Tyk SSE holding streaming data

Hi,

We are currently running open source tyk on kubernetes and we are attempting to host a connection to an upstream api using SSE. When we connect through our tyk gateway to this upstream api the gateway does not pass through the stream back to the client immediately. Instead the gateway seems to withold the stream until the upstream service has finished and then tyk releases all of the data at once to the client.

We have tried to change the flush interval to the lowest value, this has had no changes on the behaviour of the gateway. We tried disabling OTEL and setting close_connections to false and proxy_close_connections to false, nothing has changed sse problem we are facing

Any help will be appreciated

Nik

We have found an issue in the implimentation of TYK streaming (SSE) which causes caching to not be disabled on streaming requests. This causes the gateway to withhold the stream until it finishes.

1 Like

Thanks for reporting this. I can replicate the issue on v5.3.x.

Seems like it works fine on v5.0.12 and v5.2.6.

An internal ticket has been created and linked to the github issue raised.

I’ll reply to this topic as soon as I get an update on the ticket.

Hi Olu, just following up on this issue. Has there been any progress made here? I have a similar use case in mind.

@jay039 Hello and welcome to the community :partying_face:

I can see there was a fix pushed in source [TT-12318] SSE streaming is broken by titpetric · Pull Request #6391 · TykTechnologies/tyk · GitHub. However, tests are being run to check it’s stability.

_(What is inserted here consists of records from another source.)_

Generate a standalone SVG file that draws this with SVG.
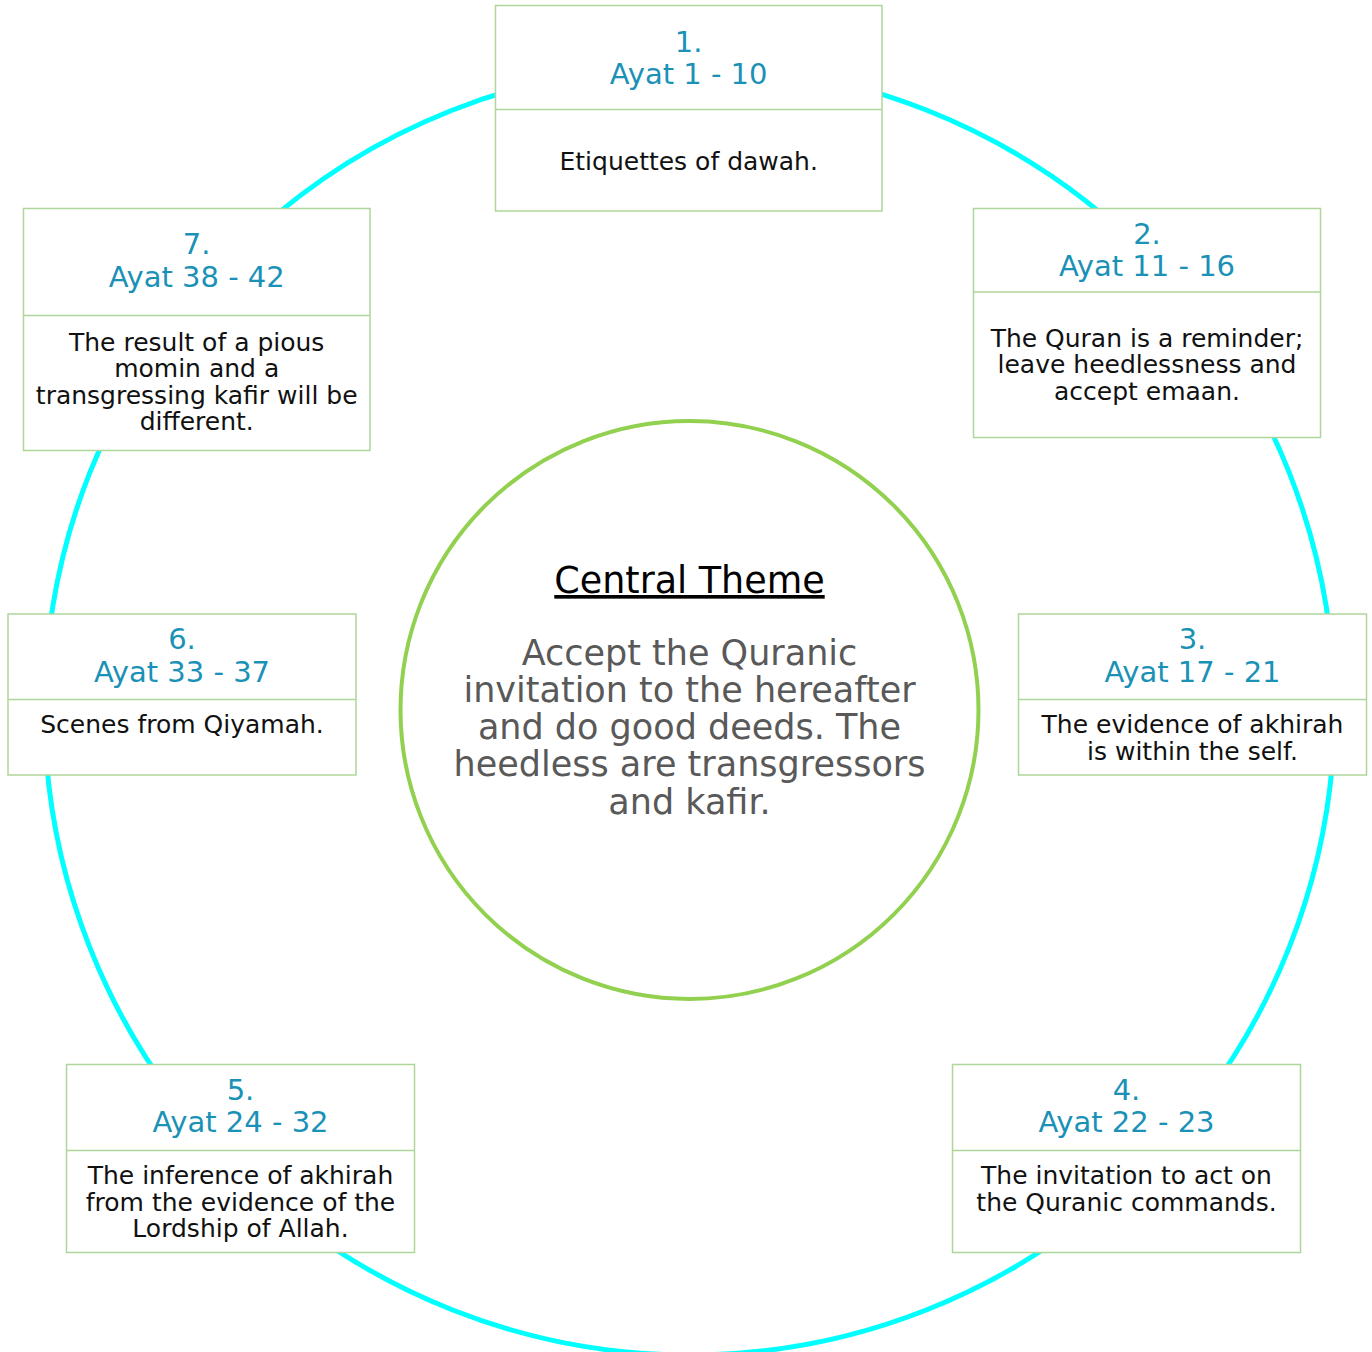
<svg xmlns="http://www.w3.org/2000/svg" width="1372" height="1352" viewBox="0 0 1372 1352">
<style>
.box{fill:#FFFFFF;stroke:#AED69A;stroke-width:1.5}
.div{stroke:#AED69A;stroke-width:1.5}
.t{font-family:"DejaVu Sans",sans-serif;font-size:29px;fill:#1A91B6;text-anchor:middle}
.b{font-family:"DejaVu Sans",sans-serif;font-size:25px;fill:#111111;text-anchor:middle}
.ct{font-family:"DejaVu Sans",sans-serif;font-size:36.5px;fill:#000000;text-anchor:middle;text-decoration:underline}
.cb{font-family:"DejaVu Sans",sans-serif;font-size:35px;fill:#595959;text-anchor:middle}
</style>
<rect x="0" y="0" width="1372" height="1352" fill="#FFFFFF"/>
<g id="connectors">
<circle cx="689.5" cy="710" r="645" fill="none" stroke="#00FFFF" stroke-width="5"/>
</g>
<g id="center">
<circle cx="689.5" cy="710" r="289" fill="#FFFFFF" stroke="#92D050" stroke-width="4"/>
<text class="ct" x="689.5" y="593">Central Theme</text>
<text class="cb" x="689.5" y="664.5">Accept the Quranic</text>
<text class="cb" x="689.5" y="701.5">invitation to the hereafter</text>
<text class="cb" x="689.5" y="739">and do good deeds. The</text>
<text class="cb" x="689.5" y="775.5">heedless are transgressors</text>
<text class="cb" x="689.5" y="813.5">and kafir.</text>
</g>
<g id="node1">
<rect class="box" x="495.5" y="5.5" width="386.5" height="205.5"/>
<line class="div" x1="495.5" y1="109.5" x2="882" y2="109.5"/>
<text class="t" x="688.7" y="52">1.</text>
<text class="t" x="688.7" y="83.5">Ayat 1 - 10</text>
<text class="b" x="688.7" y="170">Etiquettes of dawah.</text>
</g>
<g id="node2">
<rect class="box" x="973.5" y="208.5" width="347" height="229"/>
<line class="div" x1="973.5" y1="292" x2="1320.5" y2="292"/>
<text class="t" x="1147" y="243.5">2.</text>
<text class="t" x="1147" y="276">Ayat 11 - 16</text>
<text class="b" x="1147" y="346.5">The Quran is a reminder;</text>
<text class="b" x="1147" y="373">leave heedlessness and</text>
<text class="b" x="1147" y="399.5">accept emaan.</text>
</g>
<g id="node3">
<rect class="box" x="1018.5" y="614" width="348" height="161"/>
<line class="div" x1="1018.5" y1="699.5" x2="1366.5" y2="699.5"/>
<text class="t" x="1192.5" y="648.5">3.</text>
<text class="t" x="1192.5" y="681.5">Ayat 17 - 21</text>
<text class="b" x="1192.5" y="732.5">The evidence of akhirah</text>
<text class="b" x="1192.5" y="759.5">is within the self.</text>
</g>
<g id="node4">
<rect class="box" x="952.5" y="1064.5" width="348" height="188"/>
<line class="div" x1="952.5" y1="1150.5" x2="1300.5" y2="1150.5"/>
<text class="t" x="1126.5" y="1099.5">4.</text>
<text class="t" x="1126.5" y="1131.5">Ayat 22 - 23</text>
<text class="b" x="1126.5" y="1184">The invitation to act on</text>
<text class="b" x="1126.5" y="1210.5">the Quranic commands.</text>
</g>
<g id="node5">
<rect class="box" x="66.5" y="1064.5" width="348" height="188"/>
<line class="div" x1="66.5" y1="1150.5" x2="414.5" y2="1150.5"/>
<text class="t" x="240.5" y="1099.5">5.</text>
<text class="t" x="240.5" y="1131.5">Ayat 24 - 32</text>
<text class="b" x="240.5" y="1184">The inference of akhirah</text>
<text class="b" x="240.5" y="1210.5">from the evidence of the</text>
<text class="b" x="240.5" y="1237">Lordship of Allah.</text>
</g>
<g id="node6">
<rect class="box" x="8" y="614" width="348" height="161"/>
<line class="div" x1="8" y1="699.5" x2="356" y2="699.5"/>
<text class="t" x="182" y="648.5">6.</text>
<text class="t" x="182" y="681.5">Ayat 33 - 37</text>
<text class="b" x="182" y="732.5">Scenes from Qiyamah.</text>
</g>
<g id="node7">
<rect class="box" x="23.5" y="208.5" width="346.5" height="242"/>
<line class="div" x1="23.5" y1="315.5" x2="370" y2="315.5"/>
<text class="t" x="196.7" y="253.5">7.</text>
<text class="t" x="196.7" y="286.5">Ayat 38 - 42</text>
<text class="b" x="196.7" y="350.5">The result of a pious</text>
<text class="b" x="196.7" y="377">momin and a</text>
<text class="b" x="196.7" y="403.5">transgressing kafir will be</text>
<text class="b" x="196.7" y="430">different.</text>
</g>
</svg>
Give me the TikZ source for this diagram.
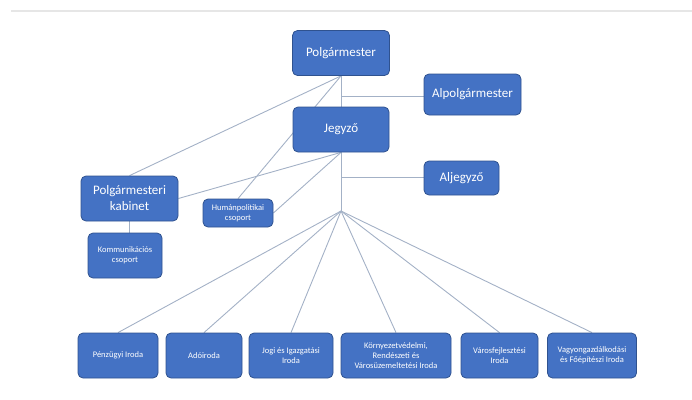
\documentclass[tikz,border=0pt]{standalone}
\usepackage{fontspec}
\setmainfont{Carlito}
\usetikzlibrary{backgrounds}
\definecolor{boxblue}{HTML}{4472C4}
\definecolor{boxedge}{HTML}{2F528F}
\definecolor{linkgray}{HTML}{A3B1C6}
\definecolor{rulegray}{HTML}{E6E6E6}

\begin{document}
\begin{tikzpicture}
		[x=1pt,y=-1pt,
		 unit/.style={draw=boxedge,fill=boxblue,text=white,rounded corners=5pt,align=center,inner sep=2pt,line width=0.8pt},
		 bigunit/.style={unit,minimum width=97pt,minimum height=45pt,font=\fontsize{13}{16}\selectfont},
		 smallunit/.style={unit,minimum height=45pt,font=\fontsize{8.5}{10.2}\selectfont},
		 link/.style={draw=linkgray,line width=0.9pt}]
		\useasboundingbox (0,0) rectangle (692,399);
		% thin rule along the top
		\draw [rulegray,line width=2pt] (11,11) -- (692,11);

		% leadership
		\node [bigunit] (mayor) at (341,53) {Polgármester};
		\node [bigunit,minimum height=41pt] (deputy) at (472.5,94.5) {Alpolgármester};
		\node [bigunit,minimum width=96pt] (notary) at (341,129.5) {Jegyző};
		\node [bigunit,minimum width=75pt,minimum height=34pt] (subnotary) at (461.5,178) {Aljegyző};

		% groups beside the notary
		\node [bigunit] (cabinet) at (129.5,198.5) {Polgármesteri\\kabinet};
		\node [smallunit,minimum width=70pt,minimum height=28pt] (hr) at (238,213) {Humánpolitikai\\csoport};
		\node [smallunit,minimum width=74pt] (comm) at (125,255.5) {Kommunikációs\\csoport};

		% offices along the bottom
		\node [smallunit,minimum width=80pt] (finance) at (118,355.5) {Pénzügyi Iroda};
		\node [smallunit,minimum width=76pt] (tax) at (204,355.5) {Adóiroda};
		\node [smallunit,minimum width=84pt] (legal) at (291,355.5) {Jogi és Igazgatási\\Iroda};
		\node [smallunit,minimum width=110pt] (env) at (396,355.5) {Környezetvédelmi,\\Rendészeti és\\Városüzemeltetési Iroda};
		\node [smallunit,minimum width=77pt] (urban) at (499.5,355.5) {Városfejlesztési\\Iroda};
		\node [smallunit,minimum width=89pt] (assets) at (592,355.5) {Vagyongazdálkodási\\és Főépítészi Iroda};

		\coordinate (hub) at (341,211);
		\coordinate (deputyjoin) at (341,96);
		\coordinate (subjoin) at (341,177);

		% connectors behind the boxes
		\begin{scope}[on background layer]
			\draw [link] (mayor.south) -- (cabinet.north);
			\draw [link] (mayor.south) -- (hr.north);
			\draw [link] (mayor.south) -- (hub);
			\draw [link] (deputyjoin) -- (deputyjoin -| deputy.west);
			\draw [link] (notary.south) -- (cabinet.east);
			\draw [link] (notary.south) -- (hr.east);
			\draw [link] (subjoin) -- (subjoin -| subnotary.west);
			\draw [link] (cabinet.south) -- (cabinet.south |- comm.north);
			\foreach \office in {finance,tax,legal,env,urban,assets}
				\draw [link] (hub) -- (\office.north);
		\end{scope}
	\end{tikzpicture}
\end{document}
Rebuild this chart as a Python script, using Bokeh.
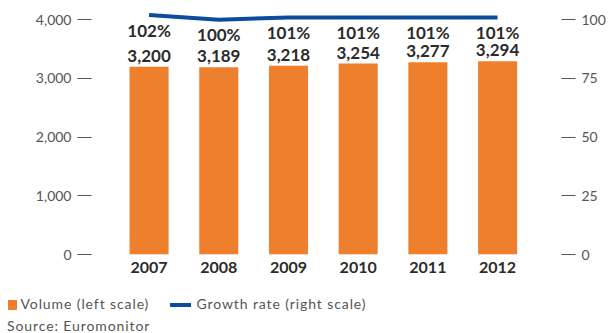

There should be an update in the coming weeks. The fix should be coming out in release v5.3.3 and v5.5.0.

Hello,
I’ve worked on this topic following up on this ticket: https://community.tyk.io/t/multipart-streaming-mode/7264

I ended up forking Tyk to apply my modifications.
Now, this fork of tyk gateway 5.2.6 support the streaming by modifying the condition in the reverse_proxy.go file if the content type is of type “multipart/*”.
This version can handle large file uploads without side effects in memory, and the flow are pushed directely to the backend, part by part.

I also modified some code on the on_success / on_error side to avoid buffering the payload.

Available if you want more information.

PS: I haven’t pushed a pull request yet.

@Alexandre_Wintrebert I missed your comment. Would love to see the PR!